The meeting is scheduled to take place in Washington, rather than a neutral 'third country', indicating both sides' willingness to release signals of easing tensions. The next meeting may be the U.S. side visiting Beijing.

The Chinese side will meet with the deputy of U.S. Trade Representative Katherine Tai and officials from the U.S. Treasury Department—there are no arrangements for contact with the U.S. Department of Commerce (which is responsible for export restrictions and technology bans), focusing instead on the Trade Representative's office and the Treasury Department.
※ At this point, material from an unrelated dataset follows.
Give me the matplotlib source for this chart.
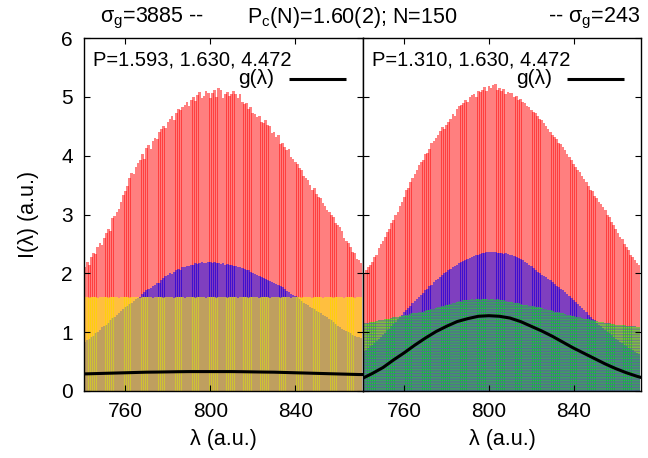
import matplotlib
matplotlib.use("Agg")
import matplotlib.pyplot as plt
import numpy as np

plt.rcParams['font.family'] = ['Liberation Sans', 'DejaVu Sans']
plt.rcParams['mathtext.fontset'] = 'custom'
plt.rcParams['mathtext.rm'] = 'Liberation Sans'
plt.rcParams['mathtext.it'] = 'Liberation Sans:italic'
plt.rcParams['hatch.linewidth'] = 0.9

# wavelength grid (one bar per unit)
lam = list(range(741, 872))

red_left = [2.11, 2.20, 2.15, 2.28, 2.35, 2.33, 2.45, 2.52, 2.49, 2.60,
            2.69, 2.75, 2.72, 2.94, 2.98, 3.05, 3.10, 3.22, 3.33, 3.40,
            3.48, 3.62, 3.70, 3.69, 3.80, 3.88, 3.92, 4.02, 3.95, 4.13,
            4.18, 4.12, 4.25, 4.30, 4.28, 4.41, 4.45, 4.50, 4.47, 4.58,
            4.62, 4.67, 4.60, 4.72, 4.80, 4.77, 4.83, 4.86, 4.92, 4.85,
            4.95, 5.00, 4.93, 5.03, 5.08, 4.98, 5.02, 5.10, 5.06, 4.98,
            5.06, 5.12, 5.00, 5.15, 5.12, 4.98, 5.05, 5.08, 5.02, 5.04,
            5.10, 5.05, 4.98, 5.05, 4.92, 4.88, 4.90, 4.80, 4.83, 4.72,
            4.70, 4.65, 4.68, 4.58, 4.55, 4.60, 4.52, 4.50, 4.38, 4.40,
            4.32, 4.35, 4.20, 4.22, 4.15, 4.10, 4.12, 3.98, 3.95, 3.90,
            3.85, 3.79, 3.75, 3.65, 3.62, 3.58, 3.50, 3.42, 3.45, 3.35,
            3.30, 3.28, 3.20, 3.15, 3.08, 3.05, 3.00, 2.95, 2.85, 2.83,
            2.79, 2.72, 2.60, 2.55, 2.52, 2.45, 2.37, 2.35, 2.25, 2.22,
            2.18]

blue_left = [0.84, 0.86, 0.89, 0.92, 0.94, 0.98, 1.01, 1.04, 1.08, 1.10,
             1.13, 1.16, 1.20, 1.24, 1.26, 1.30, 1.33, 1.36, 1.40, 1.42,
             1.45, 1.48, 1.50, 1.53, 1.56, 1.58, 1.60, 1.65, 1.68, 1.72,
             1.73, 1.75, 1.78, 1.80, 1.83, 1.83, 1.88, 1.92, 1.95, 1.97,
             2.00, 1.99, 2.03, 2.05, 2.08, 2.06, 2.10, 2.11, 2.13, 2.12,
             2.15, 2.14, 2.17, 2.16, 2.18, 2.20, 2.18, 2.17, 2.20, 2.19,
             2.18, 2.20, 2.17, 2.18, 2.16, 2.17, 2.15, 2.16, 2.14, 2.14,
             2.13, 2.12, 2.10, 2.11, 2.09, 2.08, 2.06, 2.05, 2.02, 2.00,
             1.99, 1.98, 1.96, 1.94, 1.92, 1.90, 1.88, 1.87, 1.85, 1.84,
             1.82, 1.80, 1.78, 1.76, 1.73, 1.70, 1.68, 1.65, 1.63, 1.61,
             1.59, 1.56, 1.53, 1.50, 1.48, 1.46, 1.43, 1.41, 1.39, 1.36,
             1.34, 1.32, 1.30, 1.28, 1.26, 1.23, 1.20, 1.17, 1.14, 1.11,
             1.08, 1.06, 1.04, 1.02, 1.00, 0.98, 0.96, 0.94, 0.92, 0.91,
             0.90]

yellow_left = [1.59, 1.60, 1.58, 1.59, 1.60, 1.59, 1.58, 1.59, 1.60, 1.59,
               1.59, 1.58, 1.60, 1.59, 1.59, 1.60, 1.58, 1.59, 1.59, 1.60,
               1.59, 1.58, 1.59, 1.60, 1.59, 1.59, 1.58, 1.60, 1.59, 1.59,
               1.60, 1.59, 1.58, 1.59, 1.60, 1.59, 1.59, 1.58, 1.60, 1.59,
               1.59, 1.60, 1.58, 1.59, 1.59, 1.60, 1.59, 1.58, 1.59, 1.60,
               1.59, 1.59, 1.58, 1.60, 1.59, 1.59, 1.60, 1.58, 1.59, 1.59,
               1.60, 1.59, 1.58, 1.59, 1.60, 1.59, 1.59, 1.58, 1.60, 1.59,
               1.59, 1.60, 1.58, 1.59, 1.59, 1.60, 1.59, 1.58, 1.59, 1.60,
               1.59, 1.59, 1.58, 1.60, 1.59, 1.59, 1.60, 1.58, 1.59, 1.59,
               1.60, 1.59, 1.58, 1.59, 1.60, 1.59, 1.59, 1.58, 1.60, 1.59,
               1.59, 1.60, 1.58, 1.59, 1.59, 1.60, 1.59, 1.58, 1.59, 1.60,
               1.59, 1.59, 1.58, 1.60, 1.59, 1.59, 1.60, 1.58, 1.59, 1.59,
               1.60, 1.59, 1.58, 1.59, 1.60, 1.59, 1.59, 1.58, 1.60, 1.59,
               1.59]

red_right = [2.00, 2.05, 2.10, 2.15, 2.20, 2.27, 2.32, 2.43, 2.50, 2.55,
             2.62, 2.70, 2.76, 2.85, 2.91, 3.00, 3.05, 3.15, 3.22, 3.30,
             3.42, 3.45, 3.55, 3.62, 3.68, 3.75, 3.84, 3.90, 3.93, 4.02,
             4.05, 4.12, 4.21, 4.25, 4.30, 4.35, 4.42, 4.48, 4.45, 4.52,
             4.58, 4.62, 4.70, 4.68, 4.80, 4.84, 4.86, 4.90, 4.95, 4.92,
             5.00, 5.03, 5.05, 5.00, 5.10, 5.08, 5.12, 5.16, 5.10, 5.18,
             5.15, 5.20, 5.22, 5.12, 5.15, 5.10, 5.14, 5.05, 5.08, 5.06,
             5.06, 5.00, 5.02, 4.95, 4.96, 4.92, 4.89, 4.85, 4.82, 4.78,
             4.75, 4.72, 4.67, 4.62, 4.60, 4.55, 4.50, 4.45, 4.40, 4.35,
             4.32, 4.28, 4.22, 4.20, 4.15, 4.10, 4.02, 3.98, 3.92, 3.85,
             3.80, 3.76, 3.72, 3.65, 3.60, 3.55, 3.48, 3.42, 3.40, 3.32,
             3.28, 3.22, 3.18, 3.12, 3.08, 3.00, 2.95, 2.88, 2.82, 2.75,
             2.68, 2.62, 2.58, 2.50, 2.45, 2.40, 2.31, 2.28, 2.22, 2.18,
             2.14]

blue_right = [0.68, 0.70, 0.73, 0.76, 0.79, 0.82, 0.85, 0.88, 0.92, 0.95,
              0.99, 1.03, 1.06, 1.10, 1.14, 1.18, 1.22, 1.26, 1.30, 1.34,
              1.37, 1.41, 1.45, 1.49, 1.53, 1.57, 1.60, 1.64, 1.67, 1.71,
              1.74, 1.78, 1.81, 1.85, 1.88, 1.91, 1.94, 1.97, 2.00, 2.03,
              2.06, 2.08, 2.11, 2.13, 2.15, 2.17, 2.19, 2.21, 2.23, 2.24,
              2.26, 2.27, 2.29, 2.31, 2.32, 2.33, 2.34, 2.35, 2.36, 2.36,
              2.37, 2.37, 2.36, 2.34, 2.35, 2.34, 2.33, 2.34, 2.33, 2.32,
              2.31, 2.29, 2.28, 2.26, 2.24, 2.22, 2.20, 2.17, 2.15, 2.12,
              2.09, 2.06, 2.03, 2.01, 1.98, 1.95, 1.93, 1.90, 1.88, 1.85,
              1.82, 1.79, 1.77, 1.74, 1.72, 1.68, 1.65, 1.62, 1.58, 1.55,
              1.52, 1.48, 1.45, 1.41, 1.38, 1.34, 1.30, 1.26, 1.23, 1.20,
              1.16, 1.13, 1.10, 1.07, 1.04, 1.01, 0.98, 0.95, 0.92, 0.89,
              0.86, 0.83, 0.81, 0.78, 0.76, 0.73, 0.71, 0.69, 0.67, 0.65,
              0.63]

green_right = [1.15, 1.16, 1.16, 1.17, 1.18, 1.18, 1.19, 1.20, 1.20, 1.21,
               1.22, 1.22, 1.23, 1.24, 1.25, 1.25, 1.26, 1.27, 1.28, 1.29,
               1.29, 1.30, 1.31, 1.32, 1.33, 1.33, 1.34, 1.35, 1.35, 1.36,
               1.37, 1.38, 1.39, 1.40, 1.41, 1.42, 1.43, 1.44, 1.45, 1.46,
               1.47, 1.48, 1.49, 1.50, 1.51, 1.53, 1.52, 1.54, 1.55, 1.54,
               1.55, 1.56, 1.55, 1.57, 1.56, 1.55, 1.57, 1.56, 1.57, 1.55,
               1.56, 1.57, 1.55, 1.56, 1.54, 1.55, 1.54, 1.53, 1.52, 1.52,
               1.51, 1.50, 1.50, 1.49, 1.48, 1.47, 1.47, 1.46, 1.45, 1.44,
               1.44, 1.43, 1.42, 1.42, 1.41, 1.40, 1.39, 1.38, 1.37, 1.36,
               1.35, 1.35, 1.34, 1.33, 1.32, 1.31, 1.30, 1.29, 1.28, 1.27,
               1.26, 1.26, 1.25, 1.24, 1.23, 1.22, 1.22, 1.21, 1.20, 1.19,
               1.19, 1.18, 1.17, 1.17, 1.16, 1.16, 1.15, 1.14, 1.14, 1.13,
               1.13, 1.12, 1.12, 1.12, 1.11, 1.11, 1.10, 1.10, 1.10, 1.09,
               1.09]

g_lam = [740, 745, 750, 755, 760, 765, 770, 775, 780, 785, 790, 795, 800, 805,
         810, 815, 820, 825, 830, 835, 840, 845, 850, 855, 860, 865, 870, 872]
g_left = [0.29, 0.295, 0.30, 0.305, 0.31, 0.315, 0.32, 0.322, 0.325, 0.328, 0.33, 0.33,
          0.33, 0.33, 0.33, 0.328, 0.325, 0.322, 0.32, 0.315, 0.31, 0.305, 0.30, 0.295,
          0.29, 0.285, 0.28, 0.28]
g_right = [0.21, 0.30, 0.40, 0.53, 0.65, 0.78, 0.90, 1.01, 1.10, 1.18, 1.23, 1.27,
           1.28, 1.27, 1.24, 1.18, 1.10, 1.02, 0.93, 0.83, 0.73, 0.64, 0.55, 0.46,
           0.38, 0.31, 0.25, 0.23]

panel_text = ["P=1.593, 1.630, 4.472", "P=1.310, 1.630, 4.472"]
xticks = [760, 800, 840]
yticks = [0, 1, 2, 3, 4, 5, 6]

FS = 15.5
FS_P = 14.5
W, H = 648, 458
fig = plt.figure(figsize=(W / 100, H / 100), dpi=100)
ax1 = fig.add_axes([84 / W, 1 - 391 / H, 279 / W, 353 / H])
ax2 = fig.add_axes([363 / W, 1 - 391 / H, 278 / W, 353 / H])

panels = [
    (ax1, [(red_left, '#ff0000', None), (blue_left, '#0000ff', None),
           (yellow_left, '#ffff00', None)], g_left, panel_text[0]),
    (ax2, [(red_right, '#ff0000', None), (blue_right, '#0000ff', None),
           (green_right, '#00ff00', '------')], g_right, panel_text[1]),
]

for ax, series, g, ptxt in panels:
    for vals, col, hatch in series:
        if hatch is None:
            ax.bar(lam, vals, width=1.26, color=col, alpha=0.5, linewidth=0)
        else:
            ax.bar(lam, vals, width=1.26, facecolor=col, edgecolor='#6a3cc8',
                   hatch=hatch, alpha=0.5, linewidth=0)
    ax.plot(g_lam, g, color='black', lw=2.2, zorder=5)
    ax.set_xlim(740.5, 871.9)
    ax.set_ylim(0, 6)
    ax.set_xticks(xticks)
    ax.set_yticks(yticks)
    ax.tick_params(direction='in', top=True, right=True, length=4, width=0.8,
                   labelsize=15, pad=8)
    for sp in ax.spines.values():
        sp.set_linewidth(1.0)
    ax.set_xlabel("λ (a.u.)", fontsize=FS, labelpad=6)
    ax.text(0.032, 0.965, ptxt, transform=ax.transAxes, fontsize=FS_P,
            ha='left', va='top')
    ax.text(0.682, 0.884, "g(λ)", transform=ax.transAxes, fontsize=15,
            ha='right', va='center')
    ax.plot([0.733, 0.94], [0.884, 0.884], transform=ax.transAxes,
            color='black', lw=2.2, solid_capstyle='butt')

ax2.tick_params(labelleft=False)
ax1.set_ylabel("I(λ) (a.u.)", fontsize=FS, labelpad=16)

ty = 1 - 18 / H
fig.text(100 / W, ty, r"σ$_{\mathrm{g}}$=3885 --", fontsize=FS, ha='left', va='center')
fig.text(247 / W, ty, r"P$_{\mathrm{c}}$(N)=1.60(2); N=150", fontsize=FS, ha='left', va='center')
fig.text(640 / W, ty, r"-- σ$_{\mathrm{g}}$=243", fontsize=FS, ha='right', va='center')

fig.savefig("out.png", dpi=100)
This conveys that, at least for now, the topics are concentrated on economic and trade issues, without touching the most contentious tech war.

This meeting may discuss soybean procurement, but before committing to purchases, the Chinese side requires the U.S. to lift the 20% tariffs related to fentanyl trade—China is 'trading the cancellation of fentanyl-related tariffs for procurement commitments', essentially shifting the negotiation focus to a 'low-sensitivity zone' where both sides can compromise. This does not resolve the fundamental contradictions but is conducive to forming a positive cycle.

Due to the low market expectations for this meeting, even symbolic achievements will be seen as important good news.

China's stock market opened lower today but then 'turned red', while Monday's trading volume surged to the second highest level on record (indicating that 'existing funds are shifting to 'new funds entering the market'), further confirming the sustainability of this round of increases.